The frame of racquets for all sports was traditionally made of laminated wood and the strings of animal intestine known as catgut. The traditional racquet size was limited by the strength and weight of the wooden frame which had to be strong enough to hold the strings and stiff enough to hit the ball or shuttle. Manufacturers started adding non-wood laminates to wood racquets to improve stiffness. Non-wood racquets were made first of steel, then of aluminium, and then carbon fiber composites. Wood is still used for real tennis, racquets, and xare. Most racquets are now made of composite materials including carbon fibre, fiberglass, metals such as titanium alloys or ceramics.
Gut has partially been replaced by synthetic materials including nylon, polyamide, and other polymers. Racquets are restrung when necessary, which may be after every match for a professional or never for a social player. Certain comedy varieties of tennis rackets have been produced, characterised by the massively massive and ridiculously oversized nature. An example of such a racquet is the one used by James Labram, 17.
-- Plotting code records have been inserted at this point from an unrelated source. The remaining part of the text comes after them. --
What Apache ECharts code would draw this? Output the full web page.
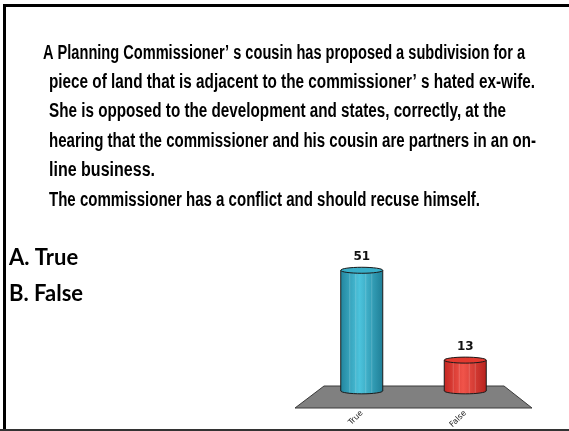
<!DOCTYPE html>
<html>
<head>
<meta charset="utf-8">
<script src="https://cdn.jsdelivr.net/npm/echarts@6/dist/echarts.min.js"></script>
<style>html,body{margin:0;padding:0;background:#fff}#c{width:569px;height:431px}</style>
</head>
<body>
<div id="c"></div>
<script>
const categories = ['True', 'False'];
const values = [51, 13];
const questionLines = [
  'A Planning Commissioner\u2019 s cousin has proposed a subdivision for a',
  'piece of land that is adjacent to the commissioner\u2019 s hated ex-wife.',
  'She is opposed to the development and states, correctly, at the',
  'hearing that the commissioner and his cousin are partners in an on-',
  'line business.',
  'The commissioner has a conflict and should recuse himself.'
];
const answers = ['A. True', 'B. False'];

const colors = [
  {l: '#23869f', m: '#4cc3dc', r: '#1f7f97', top: '#38aec8'},
  {l: '#c52722', m: '#f0544a', r: '#b8231e', top: '#e2392f'}
];

// layout of the question text (start x, right end x)
const lineStart = [43, 49, 49, 49, 49, 49];
const lineEnd = [525, 535, 506, 536, 155, 480];

const titleFontStr = 'bold 20px "Liberation Sans", Arial, sans-serif';
const mctx = document.createElement('canvas').getContext('2d');
mctx.font = titleFontStr;

const graphics = [];
graphics.push({type: 'rect', shape: {x: 3, y: 4, width: 566, height: 3}, style: {fill: '#000'}, z: 100});
graphics.push({type: 'rect', shape: {x: 3, y: 4, width: 3, height: 427}, style: {fill: '#000'}, z: 100});
graphics.push({type: 'rect', shape: {x: 0, y: 429, width: 569, height: 2}, style: {fill: '#333'}, z: 100});
questionLines.forEach((t, i) => {
  const s = (lineEnd[i] - lineStart[i]) / mctx.measureText(t).width;
  graphics.push({type: 'text', x: lineStart[i], y: 53 + i * 29.4, scaleX: s,
    style: {text: t, font: titleFontStr, fill: '#000', textVerticalAlign: 'middle'}});
});
answers.forEach((t, i) => {
  graphics.push({type: 'text', x: 9, y: 258 + i * 36,
    style: {text: t, font: 'bold 22px Lato, "Open Sans", sans-serif', fill: '#000', textVerticalAlign: 'middle'}});
});
// floor
graphics.push({type: 'polygon', shape: {points: [[324, 386], [504, 386], [532, 408], [295, 408]]},
  style: {fill: '#808080', stroke: '#3a3a3a', lineWidth: 1}, z: -10});

const chart = echarts.init(document.getElementById('c'), null, {renderer: 'canvas'});
chart.setOption({
  backgroundColor: '#fff',
  animation: false,
  graphic: graphics,
  grid: {left: 310, right: 52, top: 249, bottom: 35},
  xAxis: {type: 'category', data: categories,
    axisLine: {show: false}, axisTick: {show: false},
    axisLabel: {rotate: 45, margin: 21, fontSize: 8, color: '#222', fontFamily: 'DejaVu Sans'}},
  yAxis: {type: 'value', min: 0, max: 60, show: false},
  series: [{
    type: 'custom',
    data: values.map((v, i) => [i, v]),
    z: 10,
    renderItem: function (params, api) {
      const i = api.value(0);
      const top = api.coord([i, api.value(1)]);
      const base = api.coord([i, 0]);
      const rx = 21, ry = 3;
      const c = colors[i];
      const x = top[0];
      const grad = new echarts.graphic.LinearGradient(0, 0, 1, 0, [
        {offset: 0, color: c.l}, {offset: 0.45, color: c.m}, {offset: 1, color: c.r}]);
      const children = [
        {type: 'ellipse', shape: {cx: x, cy: base[1], rx: rx, ry: ry}, style: {fill: grad, stroke: '#1a1a1a', lineWidth: 1}},
        {type: 'rect', shape: {x: x - rx, y: top[1], width: rx * 2, height: base[1] - top[1]}, style: {fill: grad}},
        {type: 'line', shape: {x1: x - rx, y1: top[1], x2: x - rx, y2: base[1]}, style: {stroke: '#1a1a1a', lineWidth: 1}},
        {type: 'line', shape: {x1: x + rx, y1: top[1], x2: x + rx, y2: base[1]}, style: {stroke: '#1a1a1a', lineWidth: 1}}
      ];
      [-12, -6, 4, 10].forEach(dx => {
        children.push({type: 'line', shape: {x1: x + dx, y1: top[1], x2: x + dx, y2: base[1] + 2},
          style: {stroke: 'rgba(255,255,255,0.18)', lineWidth: 1}});
      });
      children.push({type: 'ellipse', shape: {cx: x, cy: top[1], rx: rx, ry: ry}, style: {fill: c.top, stroke: '#1a1a1a', lineWidth: 1}});
      children.push({type: 'text', x: x, y: top[1] - 7,
        style: {text: String(api.value(1)), font: 'bold 12px "DejaVu Sans", sans-serif', fill: '#111', textAlign: 'center', textVerticalAlign: 'bottom'}});
      return {type: 'group', children: children};
    }
  }]
});
</script>
</body>
</html>
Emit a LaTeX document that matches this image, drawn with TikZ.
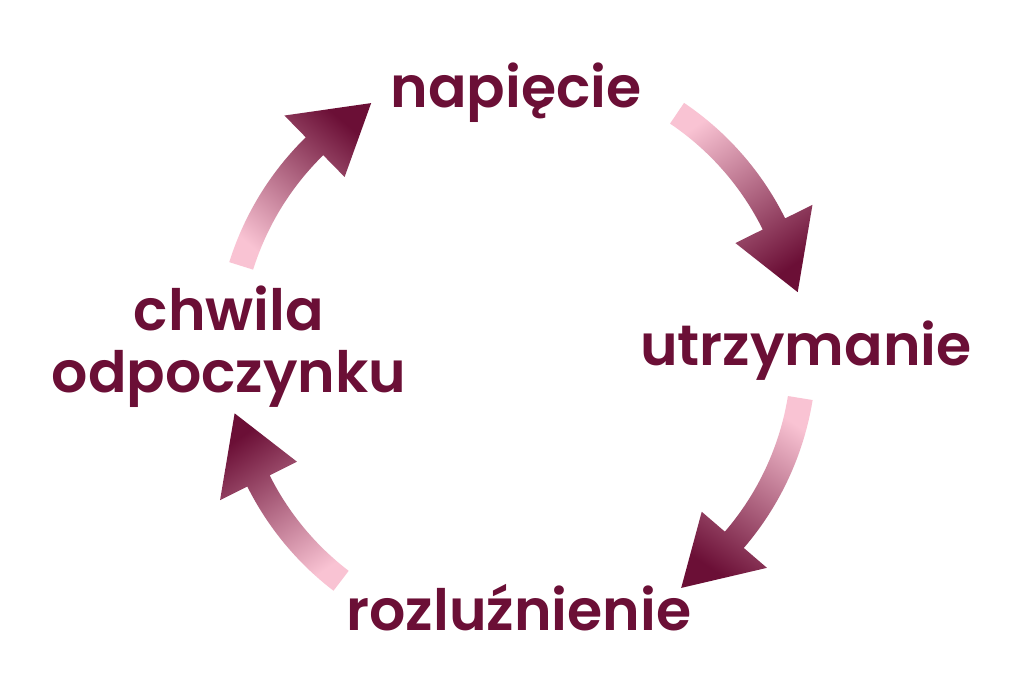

Badminton racquets (also called rackets) are light, with top quality racquets weighing between about 80 and 100 grams (with strings). Modern racquets are composed of carbon fibre composite (graphite reinforced plastic), which may be augmented by a variety of materials. Carbon fibre has an excellent strength to weight ratio, is stiff, and gives excellent kinetic energy transfer. Before the adoption of carbon fibre composite, racquets were made of wood to their excessive weight and cost.
There is a wide variety of racquet designs, although the racquet size and shape are limited by the Laws. Different racquets have playing characteristics that appeal to different players. The traditional oval head shape is still available, but an isometric head shape is increasingly common in new racquets.
This predecessor to the modern game of squash, rackets, is played with 30½ inch (775 mm) wooden racquets. While squash equipment has evolved in the intervening century, rackets have changed little.
According to the current Racquetball rules there are no limitations on the weight of a racquetball racquet.